Job Location :- 15040 Capital One Drive Richmond VA 23238

Job Description :-

  • As a Big Data developer, will work on open source & distributed computing systems like Spark.
  • Design, develop & deploy data pipelines for streaming data using AWS EMR Spark, Java, MessageQueues & Kafka, these pipelines should work in real-time.
  • Continuous improvement of data pipelines performance, security practices, fine grained access controls in our data platform then following respective compliance rules & regulations by adhering to them.
  • Use Big Data tools like Hadoop, Spark, Kafka, AWS to conduct analysis of petabytes complex numerical data in storage systems like S3, HFDS, work on data modeling, data ETL activities on relational & NoSQL databases.
  • Develop Spring integrations for Message Queues & write complicated serialized data structures to streaming systems then follow proper secure enterprise integrations with reliable credentials management to mitigate unnecessary security leakages.
  • Tools like Spring Boot, Spring Kafka, Spring spark, Spring Integrations, Spring REST will be used to develop lot of builds in Data streaming pipelines, development, unit testing & deployment are part of activities working with Spring eco-system.
  • Source code management will be accomplished using Git for version control management &GitHub Enterprise will be used for code repositories. CI CD is dependent on these code repositories, separate branches are maintained for each release.
  • Implement Agile deployment practices such as CI CD (Continuous Integration & Continuous Deployment) will be strictly followed using internal deployment tools to build containerized deployment builds & initiate testing & deployment builds in production & QA using ChatOps practices.
  • Develop AWS Infrastructure management responsibilities such as rehydration of EC2 instances periodically & deploying Elasting Load Balancers to high available systems and performing a fault tolerant architecture.
  • Agile tools which will be used are ServiceNow for ticketing, incident records & change order, JIRA for Sprints development management, User stories creating & fulfilling with timelines.
  • Google Suite for cloud document management system & Slack for internal communication systems.
  • Implement Cyber Security practices while deploying CI CD builds in production, every integration of each component in data pipelines such as client integration with server & Database integration always with SSL, strictly avoid plaintext communication of data.
  • Deploy jobs in production are continuously monitored using AWS CloudWatch, DataDog for metrics logs & traces, use these observability principles, make sure that performance of application will be monitored real-time & troubleshoot any issues and fulfill SLA.

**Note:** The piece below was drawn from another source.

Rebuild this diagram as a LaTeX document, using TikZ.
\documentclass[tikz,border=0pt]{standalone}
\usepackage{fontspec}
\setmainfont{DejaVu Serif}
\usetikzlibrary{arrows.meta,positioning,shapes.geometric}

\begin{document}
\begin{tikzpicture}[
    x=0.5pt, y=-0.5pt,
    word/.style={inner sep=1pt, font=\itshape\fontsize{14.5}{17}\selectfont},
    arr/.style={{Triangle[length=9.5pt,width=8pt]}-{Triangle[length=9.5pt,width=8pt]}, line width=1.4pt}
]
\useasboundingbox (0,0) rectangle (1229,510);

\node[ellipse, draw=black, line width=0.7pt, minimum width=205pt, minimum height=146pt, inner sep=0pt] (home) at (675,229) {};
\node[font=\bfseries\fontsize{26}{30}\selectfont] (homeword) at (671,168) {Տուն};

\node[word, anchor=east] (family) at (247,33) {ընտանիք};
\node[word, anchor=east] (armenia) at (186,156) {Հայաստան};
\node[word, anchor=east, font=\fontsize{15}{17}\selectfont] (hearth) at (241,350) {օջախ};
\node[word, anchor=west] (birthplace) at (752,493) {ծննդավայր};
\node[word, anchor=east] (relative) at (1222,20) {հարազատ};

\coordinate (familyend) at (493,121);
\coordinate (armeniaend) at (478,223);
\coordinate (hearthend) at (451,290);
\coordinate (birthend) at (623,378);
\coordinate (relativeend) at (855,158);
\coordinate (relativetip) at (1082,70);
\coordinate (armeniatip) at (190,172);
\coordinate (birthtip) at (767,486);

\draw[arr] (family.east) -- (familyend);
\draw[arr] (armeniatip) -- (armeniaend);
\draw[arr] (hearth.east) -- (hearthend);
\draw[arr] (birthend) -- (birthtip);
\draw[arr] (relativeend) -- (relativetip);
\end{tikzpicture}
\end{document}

  • Develop REST API client tools in Python & Spring framework to communicate securely and retrieve data from each endpoint then collect data to convert readable formats & ingest them to relational databases to correlate with huge streaming data.

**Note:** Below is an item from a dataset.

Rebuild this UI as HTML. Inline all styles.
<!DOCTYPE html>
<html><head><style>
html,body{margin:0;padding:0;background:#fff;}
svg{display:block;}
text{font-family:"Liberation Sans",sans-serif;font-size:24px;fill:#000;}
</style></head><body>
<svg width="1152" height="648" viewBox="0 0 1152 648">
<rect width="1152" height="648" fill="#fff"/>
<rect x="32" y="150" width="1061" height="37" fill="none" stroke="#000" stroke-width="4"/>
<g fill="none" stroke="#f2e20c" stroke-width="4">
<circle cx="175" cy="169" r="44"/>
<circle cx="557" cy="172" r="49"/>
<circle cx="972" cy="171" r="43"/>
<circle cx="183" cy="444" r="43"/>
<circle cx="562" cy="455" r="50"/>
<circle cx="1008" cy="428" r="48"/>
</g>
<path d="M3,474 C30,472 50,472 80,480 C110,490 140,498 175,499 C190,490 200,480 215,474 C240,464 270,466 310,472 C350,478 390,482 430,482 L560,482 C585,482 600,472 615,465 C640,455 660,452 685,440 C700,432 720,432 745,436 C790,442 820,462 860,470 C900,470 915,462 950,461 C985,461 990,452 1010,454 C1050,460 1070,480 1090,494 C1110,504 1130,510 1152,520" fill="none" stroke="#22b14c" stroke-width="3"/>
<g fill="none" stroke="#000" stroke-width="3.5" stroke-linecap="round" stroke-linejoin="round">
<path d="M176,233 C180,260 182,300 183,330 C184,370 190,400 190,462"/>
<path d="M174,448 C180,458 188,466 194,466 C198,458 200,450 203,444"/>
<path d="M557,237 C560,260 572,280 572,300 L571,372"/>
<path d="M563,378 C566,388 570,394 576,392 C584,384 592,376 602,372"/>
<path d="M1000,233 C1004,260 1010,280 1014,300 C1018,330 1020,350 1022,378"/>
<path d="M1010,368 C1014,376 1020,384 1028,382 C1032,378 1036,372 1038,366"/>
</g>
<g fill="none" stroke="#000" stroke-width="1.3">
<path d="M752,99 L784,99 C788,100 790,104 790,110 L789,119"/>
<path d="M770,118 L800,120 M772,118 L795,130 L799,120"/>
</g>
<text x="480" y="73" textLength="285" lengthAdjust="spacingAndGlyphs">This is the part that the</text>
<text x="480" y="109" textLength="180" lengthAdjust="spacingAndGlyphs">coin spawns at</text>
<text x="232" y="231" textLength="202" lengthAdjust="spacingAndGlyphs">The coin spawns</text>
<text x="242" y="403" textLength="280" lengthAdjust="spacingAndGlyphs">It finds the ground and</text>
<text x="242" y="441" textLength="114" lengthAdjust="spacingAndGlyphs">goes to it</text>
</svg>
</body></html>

  • Implement Core data source for streaming & REST API data as an internal IOT enterprise server, use this specific source to develop data engineering pipelines & communicate with internal teams for knowledge sharing within teams. IPT server streams data from every controller, routers & sensor devices. Masking sensitive data is core part of our development.

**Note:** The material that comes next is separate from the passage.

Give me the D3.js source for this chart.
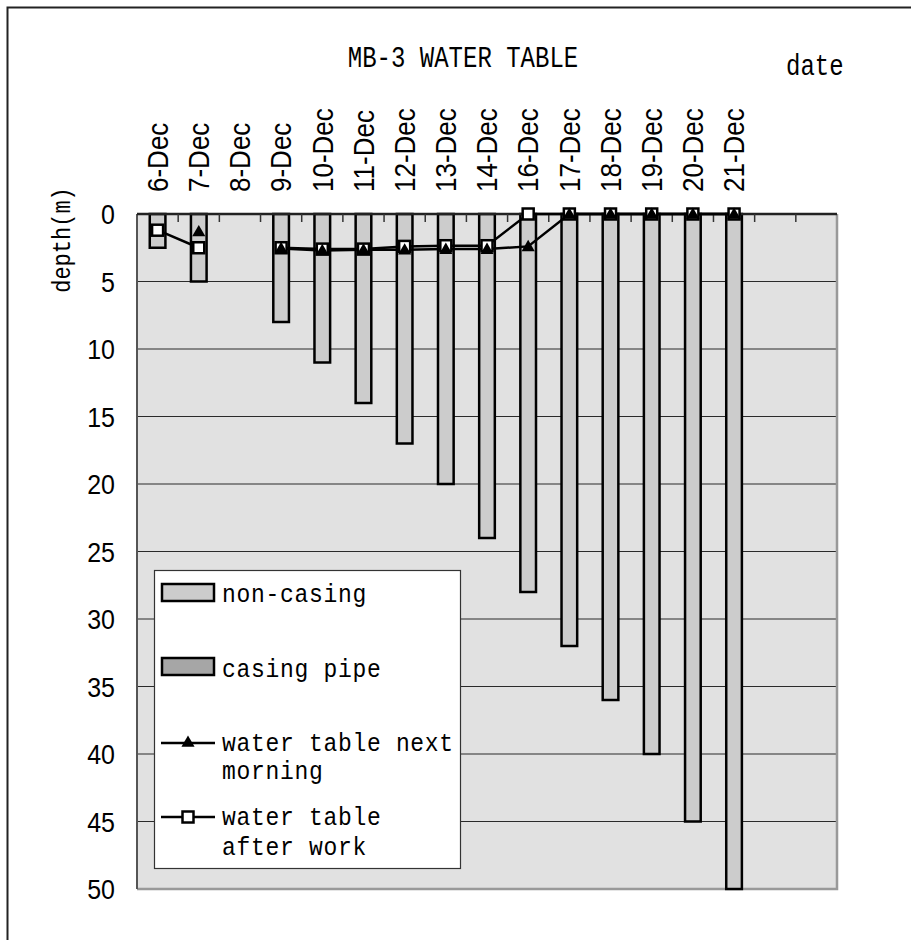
<!DOCTYPE html>
<html>
<head>
<meta charset="utf-8">
<script src="https://d3js.org/d3.v7.min.js"></script>
<style>
    body { margin: 0; background: #fff; }
    .mono { font-family: "Liberation Mono", "DejaVu Sans Mono", monospace; }
    .sans { font-family: "Liberation Sans", Arial, sans-serif; }
</style>
</head>
<body>
<div id="chart"></div>
<script>
// Dates on the x axis (two empty slots follow at the right end).
let dates = ["6-Dec", "7-Dec", "8-Dec", "9-Dec", "10-Dec", "11-Dec", "12-Dec",
    "13-Dec", "14-Dec", "16-Dec", "17-Dec", "18-Dec", "19-Dec", "20-Dec", "21-Dec"];
let slotCount = dates.length + 2;

// Depth of the hole without casing (m).
let nonCasing = [2.5, 5, null, 8, 11, 14, 17, 20, 24, 28, 32, 36, 40, 45, 50];
// Casing pipe depth (m).
let casing = [0, 0, null, 0, 0, 0, 0, 0, 0, 0, 0, 0, 0, 0, 0];
// Water table next morning (m).
let morning = [null, 1.3, null, 2.55, 2.7, 2.65, 2.65, 2.6, 2.6, 2.4, 0, 0, 0, 0, 0];
// Water table after work (m).
let afterWork = [1.2, 2.5, null, 2.5, 2.6, 2.6, 2.4, 2.35, 2.35, 0, 0, 0, 0, 0, 0];

let yTicks = [0, 5, 10, 15, 20, 25, 30, 35, 40, 45, 50];

let width = 911,
    height = 940,
    plot = { left: 137, top: 214, right: 837, bottom: 889 };

let svg = d3.select("#chart").append("svg")
    .attr("width", width)
    .attr("height", height);

// Outer chart border.
svg.append("rect")
    .attr("x", 7.5).attr("y", 7.5)
    .attr("width", 1000).attr("height", 1000)
    .attr("fill", "#fff")
    .attr("stroke", "#222")
    .attr("stroke-width", 2);

// Scales.
let x = d3.scaleBand()
    .domain(d3.range(slotCount))
    .range([plot.left, plot.right]);

let y = d3.scaleLinear()
    .domain([0, 50])
    .range([plot.top, plot.bottom]);

// Plot area background.
svg.append("rect")
    .attr("x", plot.left).attr("y", plot.top)
    .attr("width", plot.right - plot.left)
    .attr("height", plot.bottom - plot.top)
    .attr("fill", "#e1e1e1");

// Horizontal grid lines.
svg.append("g")
    .selectAll("line")
    .data(yTicks.slice(1, -1))
    .enter().append("line")
    .attr("x1", plot.left).attr("x2", plot.right)
    .attr("y1", d => y(d)).attr("y2", d => y(d))
    .attr("stroke", "#2a2a2a")
    .attr("stroke-width", 1.2);

// Right and bottom borders in grey, left border darker.
svg.append("path")
    .attr("d", "M" + plot.right + "," + plot.top + "V" + plot.bottom + "H" + plot.left)
    .attr("fill", "none")
    .attr("stroke", "#999")
    .attr("stroke-width", 2.5);
svg.append("line")
    .attr("x1", plot.left).attr("x2", plot.left)
    .attr("y1", plot.top).attr("y2", plot.bottom)
    .attr("stroke", "#555")
    .attr("stroke-width", 2);

// Y axis labels (slightly tall, like the original).
svg.append("g")
    .selectAll("text")
    .data(yTicks)
    .enter().append("text")
    .attr("class", "sans")
    .attr("transform", d => "translate(115," + y(d) + ") scale(1,1.12)")
    .attr("dy", "0.36em")
    .attr("text-anchor", "end")
    .style("font-size", "25px")
    .text(d => d);

// Y axis title.
svg.append("text")
    .attr("class", "mono")
    .attr("transform", "translate(70,240) rotate(-90) scale(1,1.2)")
    .attr("text-anchor", "middle")
    .style("font-size", "22px")
    .text("depth(m)");

// X axis (top) with tick labels rotated.
svg.append("g")
    .selectAll("text")
    .data(dates)
    .enter().append("text")
    .attr("class", "sans")
    .attr("transform", (d, i) => "translate(" + (x(i) + x.bandwidth() / 2) + ",192) rotate(-90) scale(1,1.1)")
    .attr("dy", "0.36em")
    .attr("text-anchor", "start")
    .style("font-size", "26px")
    .text(d => d);

// Non-casing bars.
let barWidth = x.bandwidth() * 0.38;
svg.append("g")
    .selectAll("rect")
    .data(nonCasing.map((v, i) => ({ i: i, v: v })).filter(d => d.v != null))
    .enter().append("rect")
    .attr("x", d => x(d.i) + (x.bandwidth() - barWidth) / 2)
    .attr("y", y(0))
    .attr("width", barWidth)
    .attr("height", d => y(d.v) - y(0))
    .attr("fill", "#cccccc")
    .attr("stroke", "#000")
    .attr("stroke-width", 2.5);

// Casing pipe bars (all zero here).
svg.append("g")
    .selectAll("rect")
    .data(casing.map((v, i) => ({ i: i, v: v })).filter(d => d.v))
    .enter().append("rect")
    .attr("x", d => x(d.i) + (x.bandwidth() - barWidth) / 2)
    .attr("y", y(0))
    .attr("width", barWidth)
    .attr("height", d => y(d.v) - y(0))
    .attr("fill", "#a6a6a6")
    .attr("stroke", "#000")
    .attr("stroke-width", 2.5);

// Top axis line with ticks pointing down.
svg.append("line")
    .attr("x1", plot.left).attr("x2", plot.right)
    .attr("y1", plot.top).attr("y2", plot.top)
    .attr("stroke", "#222")
    .attr("stroke-width", 2.5);
svg.append("g")
    .selectAll("line")
    .data(d3.range(1, slotCount))
    .enter().append("line")
    .attr("x1", d => x(d)).attr("x2", d => x(d))
    .attr("y1", plot.top).attr("y2", plot.top + 8)
    .attr("stroke", "#333")
    .attr("stroke-width", 1.5);

let line = d3.line()
    .defined(d => d.v != null)
    .x(d => x(d.i) + x.bandwidth() / 2)
    .y(d => y(d.v));

let tri = d3.symbol().type(d3.symbolTriangle).size(75);

// Water table after work: line + white squares.
let afterData = afterWork.map((v, i) => ({ i: i, v: v }));
svg.append("path")
    .datum(afterData)
    .attr("d", line)
    .attr("fill", "none")
    .attr("stroke", "#000")
    .attr("stroke-width", 2.5);

// Water table next morning: line + black triangles.
let morningData = morning.map((v, i) => ({ i: i, v: v }));
svg.append("path")
    .datum(morningData)
    .attr("d", line)
    .attr("fill", "none")
    .attr("stroke", "#000")
    .attr("stroke-width", 2.5);

svg.append("g")
    .selectAll("rect")
    .data(afterData.filter(d => d.v != null))
    .enter().append("rect")
    .attr("x", d => x(d.i) + x.bandwidth() / 2 - 5.5)
    .attr("y", d => y(d.v) - 5.5)
    .attr("width", 11).attr("height", 11)
    .attr("fill", "#fff")
    .attr("stroke", "#000")
    .attr("stroke-width", 2.5);

svg.append("g")
    .selectAll("path")
    .data(morningData.filter(d => d.v != null))
    .enter().append("path")
    .attr("d", tri)
    .attr("transform", d => "translate(" + (x(d.i) + x.bandwidth() / 2) + "," + (y(d.v) + 1) + ")")
    .attr("fill", "#000");

// Chart title and "date" label.
svg.append("text")
    .attr("class", "mono")
    .attr("transform", "translate(463,67) scale(1,1.2)")
    .attr("text-anchor", "middle")
    .style("font-size", "24px")
    .text("MB-3 WATER TABLE");

svg.append("text")
    .attr("class", "mono")
    .attr("transform", "translate(786,75) scale(1,1.2)")
    .style("font-size", "24px")
    .text("date");

// Legend box.
let legend = svg.append("g");
legend.append("rect")
    .attr("x", 154.5).attr("y", 570.5)
    .attr("width", 306).attr("height", 298)
    .attr("fill", "#fff")
    .attr("stroke", "#333")
    .attr("stroke-width", 1.2);

// Swatches.
legend.append("rect")
    .attr("x", 162).attr("y", 584)
    .attr("width", 52).attr("height", 17)
    .attr("fill", "#cccccc").attr("stroke", "#000").attr("stroke-width", 2.5);
legend.append("rect")
    .attr("x", 162).attr("y", 658)
    .attr("width", 52).attr("height", 17)
    .attr("fill", "#a6a6a6").attr("stroke", "#000").attr("stroke-width", 2.5);

legend.append("line")
    .attr("x1", 161).attr("x2", 215).attr("y1", 743).attr("y2", 743)
    .attr("stroke", "#000").attr("stroke-width", 2.5);
legend.append("path")
    .attr("d", tri)
    .attr("transform", "translate(188,743)")
    .attr("fill", "#000");

legend.append("line")
    .attr("x1", 161).attr("x2", 215).attr("y1", 817).attr("y2", 817)
    .attr("stroke", "#000").attr("stroke-width", 2.5);
legend.append("rect")
    .attr("x", 182.5).attr("y", 811.5)
    .attr("width", 11).attr("height", 11)
    .attr("fill", "#fff").attr("stroke", "#000").attr("stroke-width", 2.5);

let legendText = [
    { y: 602, t: "non-casing" },
    { y: 677, t: "casing pipe" },
    { y: 751, t: "water table next" },
    { y: 779, t: "morning" },
    { y: 825, t: "water table" },
    { y: 855, t: "after work" }
];
legend.selectAll("text.lg")
    .data(legendText)
    .enter().append("text")
    .attr("class", "mono lg")
    .attr("transform", d => "translate(222," + d.y + ") scale(1,1.1)")
    .style("font-size", "23px")
    .style("letter-spacing", "0.7px")
    .text(d => d.t);
</script>
</body>
</html>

  • Use AWS Athena as end data reference from S3 buckets to create optimized data model by handling complex data formats such as JSON & Parquet for optimal performance.
  • Develop Complex SQL queries on servers like Athena, RDS, DynamoDB, snowflake, HBase, Hive, to extract ETL, data cleansing, aggregation queries on databases.
  • Generate Business Intelligence (BI) reports from data sources like S3, Athena, Snowflake using AWS QuickSight service, design dashboards, plotting graphs, & finally generate reports for presentation within teams & clients.
  • Programming languages like Python, Java (Spring framework), Scala should be part of code development. Spark Core, Spart Streaming, PySpark, SparkSQL are crucial for data pipelines. Kafka core, Kafka Streams, Kafka REST API & schema server are core components of our streaming data pipelines.
  • Use AWS Lambda for scheduling Serveless jobs, AWS Kinesis for heavy-throughput real-time data streaming from IOT Servers. AWS S3 for data storage & AWS IAM for proper security & identity management.
  • Work within and across agile teams and lead design discussions with availability, resilience & scalability of solutions designed in a highly collaborative & agile environment.

Minimum Education Required: – This position requires a candidate with a minimum of a Bachelor’s degree in computer science, computer information systems, information technology, relevant engineering (computer engineering, software engineering, electronic engineering, or related), or a combination of education and experience equating to the U.S. equivalent of a Bachelor’s degree in one of the aforementioned subjects.